(DATA SUPPLIED):

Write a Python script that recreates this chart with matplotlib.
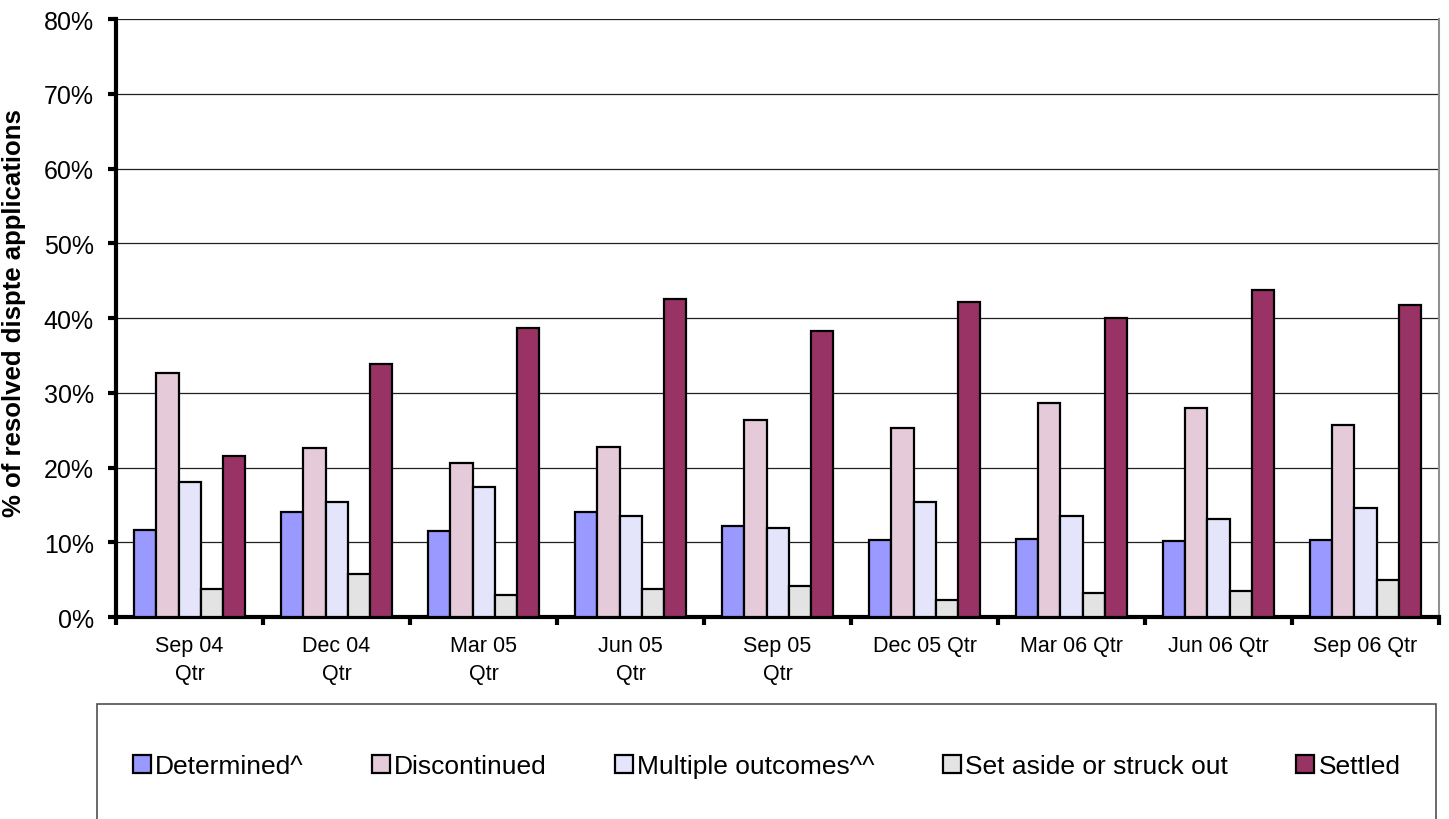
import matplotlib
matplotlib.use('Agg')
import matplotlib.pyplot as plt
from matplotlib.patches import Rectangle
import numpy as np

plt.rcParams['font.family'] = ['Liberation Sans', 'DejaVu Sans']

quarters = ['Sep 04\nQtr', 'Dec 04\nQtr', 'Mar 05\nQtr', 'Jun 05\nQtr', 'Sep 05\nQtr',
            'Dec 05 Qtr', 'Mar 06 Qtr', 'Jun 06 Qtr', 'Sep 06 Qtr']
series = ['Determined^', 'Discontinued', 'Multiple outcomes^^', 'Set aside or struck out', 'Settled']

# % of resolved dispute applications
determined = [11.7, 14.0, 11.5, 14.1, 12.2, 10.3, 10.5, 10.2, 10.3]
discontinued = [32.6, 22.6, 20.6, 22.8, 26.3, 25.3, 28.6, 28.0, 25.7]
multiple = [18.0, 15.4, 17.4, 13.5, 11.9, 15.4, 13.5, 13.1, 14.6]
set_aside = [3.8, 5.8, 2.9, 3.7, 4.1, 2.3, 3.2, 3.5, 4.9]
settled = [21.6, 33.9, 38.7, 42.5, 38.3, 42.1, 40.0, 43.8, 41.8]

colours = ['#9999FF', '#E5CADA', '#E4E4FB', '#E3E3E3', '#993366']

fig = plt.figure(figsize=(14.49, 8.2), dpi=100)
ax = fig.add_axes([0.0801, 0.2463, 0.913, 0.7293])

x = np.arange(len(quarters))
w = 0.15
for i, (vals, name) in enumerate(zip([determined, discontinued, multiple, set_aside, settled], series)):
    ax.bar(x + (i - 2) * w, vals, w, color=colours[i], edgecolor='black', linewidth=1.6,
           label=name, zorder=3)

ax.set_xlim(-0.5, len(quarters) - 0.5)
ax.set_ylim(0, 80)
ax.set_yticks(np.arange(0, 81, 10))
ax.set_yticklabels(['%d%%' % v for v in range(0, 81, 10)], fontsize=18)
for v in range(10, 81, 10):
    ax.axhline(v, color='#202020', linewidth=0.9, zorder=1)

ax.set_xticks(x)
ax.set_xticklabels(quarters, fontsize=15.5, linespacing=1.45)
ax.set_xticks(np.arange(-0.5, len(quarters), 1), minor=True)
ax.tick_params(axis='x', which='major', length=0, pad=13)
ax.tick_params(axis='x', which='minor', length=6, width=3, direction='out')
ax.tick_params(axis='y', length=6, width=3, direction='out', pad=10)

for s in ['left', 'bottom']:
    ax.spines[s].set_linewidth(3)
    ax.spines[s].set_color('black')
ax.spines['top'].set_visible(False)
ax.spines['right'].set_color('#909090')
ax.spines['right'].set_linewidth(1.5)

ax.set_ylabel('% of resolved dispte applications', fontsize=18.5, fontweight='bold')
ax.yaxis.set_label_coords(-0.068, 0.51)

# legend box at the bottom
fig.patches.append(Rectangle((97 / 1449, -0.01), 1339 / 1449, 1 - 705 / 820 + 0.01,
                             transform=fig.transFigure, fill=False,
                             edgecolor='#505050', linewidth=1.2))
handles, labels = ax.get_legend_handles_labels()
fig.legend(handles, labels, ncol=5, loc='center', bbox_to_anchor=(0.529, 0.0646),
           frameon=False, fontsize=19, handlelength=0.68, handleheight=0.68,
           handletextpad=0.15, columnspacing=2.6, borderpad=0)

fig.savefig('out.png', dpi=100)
---
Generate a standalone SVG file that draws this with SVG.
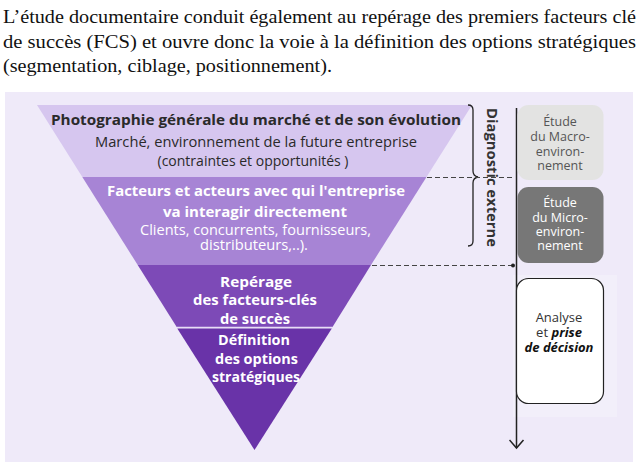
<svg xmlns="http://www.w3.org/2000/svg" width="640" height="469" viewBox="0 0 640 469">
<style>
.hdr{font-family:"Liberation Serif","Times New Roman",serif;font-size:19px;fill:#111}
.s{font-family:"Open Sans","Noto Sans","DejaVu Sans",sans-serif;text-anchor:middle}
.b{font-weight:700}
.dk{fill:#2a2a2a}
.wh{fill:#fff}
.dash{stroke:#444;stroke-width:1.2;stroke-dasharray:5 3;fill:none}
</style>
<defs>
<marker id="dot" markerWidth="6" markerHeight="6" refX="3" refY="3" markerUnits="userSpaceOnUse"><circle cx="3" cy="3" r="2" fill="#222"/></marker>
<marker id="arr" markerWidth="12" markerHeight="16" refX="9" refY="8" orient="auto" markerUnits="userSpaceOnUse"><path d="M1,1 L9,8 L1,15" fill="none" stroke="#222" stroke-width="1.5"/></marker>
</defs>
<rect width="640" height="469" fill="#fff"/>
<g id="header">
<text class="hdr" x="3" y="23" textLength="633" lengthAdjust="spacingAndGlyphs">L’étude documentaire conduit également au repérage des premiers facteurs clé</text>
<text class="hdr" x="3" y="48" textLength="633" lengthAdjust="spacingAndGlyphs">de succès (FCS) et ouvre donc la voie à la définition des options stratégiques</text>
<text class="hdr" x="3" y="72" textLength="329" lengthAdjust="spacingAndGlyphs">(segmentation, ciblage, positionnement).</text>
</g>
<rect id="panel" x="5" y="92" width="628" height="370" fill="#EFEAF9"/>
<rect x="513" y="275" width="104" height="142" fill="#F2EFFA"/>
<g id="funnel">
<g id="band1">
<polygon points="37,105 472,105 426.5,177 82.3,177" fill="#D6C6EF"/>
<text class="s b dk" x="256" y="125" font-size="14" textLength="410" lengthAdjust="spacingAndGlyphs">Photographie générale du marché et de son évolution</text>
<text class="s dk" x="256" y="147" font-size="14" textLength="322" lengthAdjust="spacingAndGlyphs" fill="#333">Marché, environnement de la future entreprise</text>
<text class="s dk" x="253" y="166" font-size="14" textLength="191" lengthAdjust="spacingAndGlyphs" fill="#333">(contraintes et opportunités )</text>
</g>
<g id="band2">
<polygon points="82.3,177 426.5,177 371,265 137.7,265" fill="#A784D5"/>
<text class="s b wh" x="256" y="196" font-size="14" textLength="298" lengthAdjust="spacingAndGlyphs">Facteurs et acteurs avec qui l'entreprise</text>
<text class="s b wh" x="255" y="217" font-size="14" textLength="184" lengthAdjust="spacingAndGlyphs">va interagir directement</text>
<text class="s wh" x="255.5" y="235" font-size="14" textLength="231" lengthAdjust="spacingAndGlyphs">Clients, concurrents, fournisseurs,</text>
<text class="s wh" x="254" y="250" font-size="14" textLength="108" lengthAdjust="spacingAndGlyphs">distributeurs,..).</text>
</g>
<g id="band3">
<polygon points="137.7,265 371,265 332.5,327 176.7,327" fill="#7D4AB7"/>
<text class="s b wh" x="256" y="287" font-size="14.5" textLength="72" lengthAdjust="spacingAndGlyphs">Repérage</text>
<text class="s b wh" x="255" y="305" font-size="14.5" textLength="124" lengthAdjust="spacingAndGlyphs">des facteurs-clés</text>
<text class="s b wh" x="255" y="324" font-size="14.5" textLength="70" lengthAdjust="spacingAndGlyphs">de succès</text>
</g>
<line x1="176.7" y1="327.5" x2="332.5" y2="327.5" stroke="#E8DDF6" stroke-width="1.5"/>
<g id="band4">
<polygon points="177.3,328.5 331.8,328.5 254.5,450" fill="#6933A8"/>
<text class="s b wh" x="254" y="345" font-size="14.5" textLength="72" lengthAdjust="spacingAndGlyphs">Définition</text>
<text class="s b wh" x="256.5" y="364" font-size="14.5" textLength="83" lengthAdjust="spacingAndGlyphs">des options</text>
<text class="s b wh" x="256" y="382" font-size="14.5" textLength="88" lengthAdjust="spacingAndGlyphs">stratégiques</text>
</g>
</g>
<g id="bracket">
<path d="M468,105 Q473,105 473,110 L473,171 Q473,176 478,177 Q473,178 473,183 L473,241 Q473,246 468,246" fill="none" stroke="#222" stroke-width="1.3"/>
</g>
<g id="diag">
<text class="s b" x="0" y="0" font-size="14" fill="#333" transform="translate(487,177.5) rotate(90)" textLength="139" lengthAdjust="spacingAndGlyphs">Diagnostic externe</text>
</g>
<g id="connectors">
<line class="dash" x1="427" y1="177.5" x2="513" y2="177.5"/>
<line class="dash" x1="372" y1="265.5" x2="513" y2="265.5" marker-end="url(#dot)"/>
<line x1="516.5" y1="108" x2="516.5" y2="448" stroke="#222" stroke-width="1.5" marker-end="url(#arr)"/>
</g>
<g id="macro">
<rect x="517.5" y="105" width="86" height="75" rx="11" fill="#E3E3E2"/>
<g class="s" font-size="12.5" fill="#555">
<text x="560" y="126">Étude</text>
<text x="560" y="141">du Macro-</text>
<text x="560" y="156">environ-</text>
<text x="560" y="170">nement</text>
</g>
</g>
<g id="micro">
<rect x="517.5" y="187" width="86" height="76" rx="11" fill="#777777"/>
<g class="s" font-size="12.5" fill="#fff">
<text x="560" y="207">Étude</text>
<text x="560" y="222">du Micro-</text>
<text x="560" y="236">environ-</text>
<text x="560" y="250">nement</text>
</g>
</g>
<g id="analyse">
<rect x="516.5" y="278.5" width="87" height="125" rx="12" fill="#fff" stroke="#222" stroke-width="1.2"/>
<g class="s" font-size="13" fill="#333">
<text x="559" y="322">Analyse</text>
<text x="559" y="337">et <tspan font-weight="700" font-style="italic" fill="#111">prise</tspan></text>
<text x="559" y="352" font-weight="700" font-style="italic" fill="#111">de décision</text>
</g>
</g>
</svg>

(WHAT NEEDS TO BE DONE): Extract, without any images, the part of the material above that opens with the line containing "Write a Python" and closes with the line containing "series = ['Determined^', 'Discontinued', 'Multiple", both lines included.

(TASK SOLUTION):
Write a Python script that recreates this chart with matplotlib.
import matplotlib
matplotlib.use('Agg')
import matplotlib.pyplot as plt
from matplotlib.patches import Rectangle
import numpy as np

plt.rcParams['font.family'] = ['Liberation Sans', 'DejaVu Sans']

quarters = ['Sep 04\nQtr', 'Dec 04\nQtr', 'Mar 05\nQtr', 'Jun 05\nQtr', 'Sep 05\nQtr',
            'Dec 05 Qtr', 'Mar 06 Qtr', 'Jun 06 Qtr', 'Sep 06 Qtr']
series = ['Determined^', 'Discontinued', 'Multiple outcomes^^', 'Set aside or struck out', 'Settled']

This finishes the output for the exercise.